Theatre
Confessionals
Assembly Roxy, Edinburgh
Neil Cooper, Four stars
The simple but necessary message of Victoria McNulty’s quietly intense piece of stand-up spoken-word drama is beamed at the back of the stage at the end of the show. For the previous hour, McNulty has taken us from Glasgow high-rise to east-end boozer to what happens after closing time. As told in rough-hewn rhymes, what began as a piece for the Visible Women festival at Kinning Park becomes a painfully familiar litany of everyday abuse hiding in plain sight within a bubble of breadline poverty and hand-me-down sectarianism.
Told through the experiences of a central figure of a barmaid who bears witness to drunken excesses, it opens with a recording of independent Irish republican MP Bernadette Devlin speaking to journalists in 1972 after she slapped the then Conservative Home Secretary Reginald Maudling. This happened after Maudling claimed the soldiers who shot dead fourteen civil rights marchers in Derry on what became known as Bloody Sunday had acted in self-defence. One of the journalists questioning Devlin suggested she had acted in an un-lady-like manner.

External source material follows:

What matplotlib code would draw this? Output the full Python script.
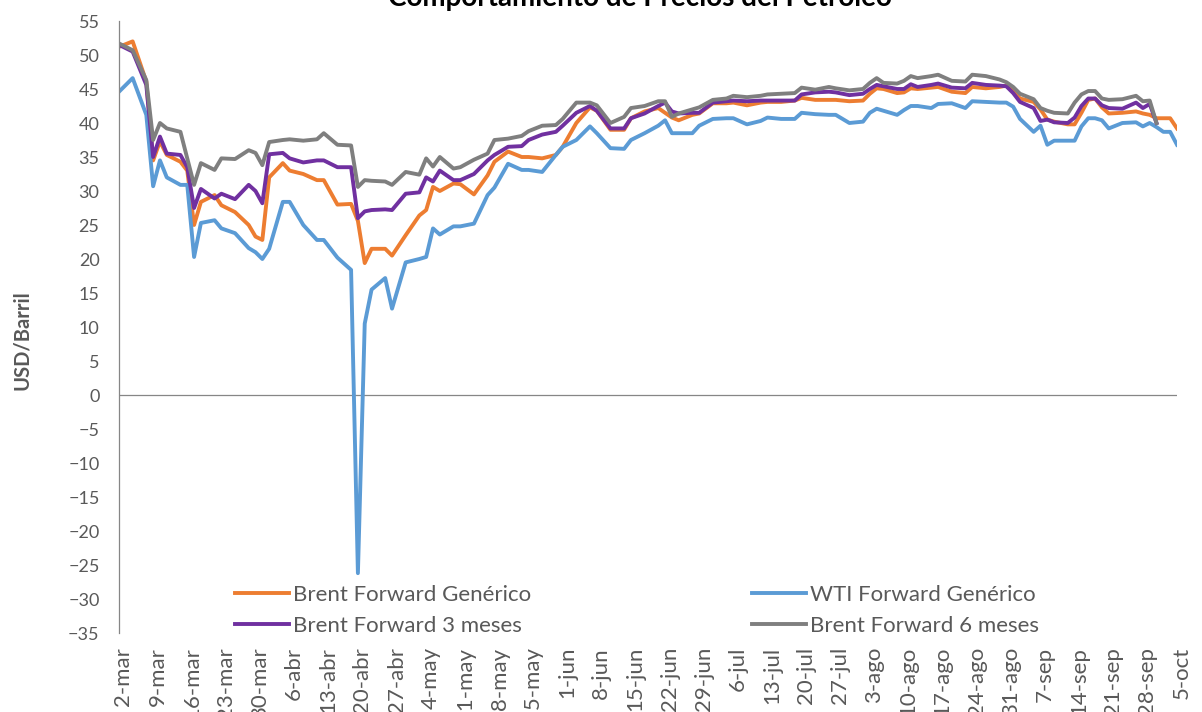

This introduction is a small but knowing nod, both to institutionalised misogyny and the state violence that normalises it. McNulty brings things up to date, and shows how little has changed. Each umbilically linked monologue is punctuated by songs from Abi Normal, who perches on one side of the stage, guitar in hand like an open mic night turn, but whose words and music lean more to old-school political cabaret.
Directed and produced by Kevin P. Gilday and Cat Hepburn, hosts of Sonnet Youth, the Glasgow-based self-styled ‘spoken word house party’ and ‘literary rave’ where McNulty became a slam poetry champion, McNulty’s debut full-length work speaks plainly without tub-thumping, and is all the more powerful for it. On one level, Confessionals is a near neighbour of Two, Jim Cartwright’s pub-set odyssey, in which two actors played both mine hosts and a roll-call of their establishment’s regulars. By focusing on her barmaid, McNulty’s world is both more intimate and more brutal in a devastating solo turn.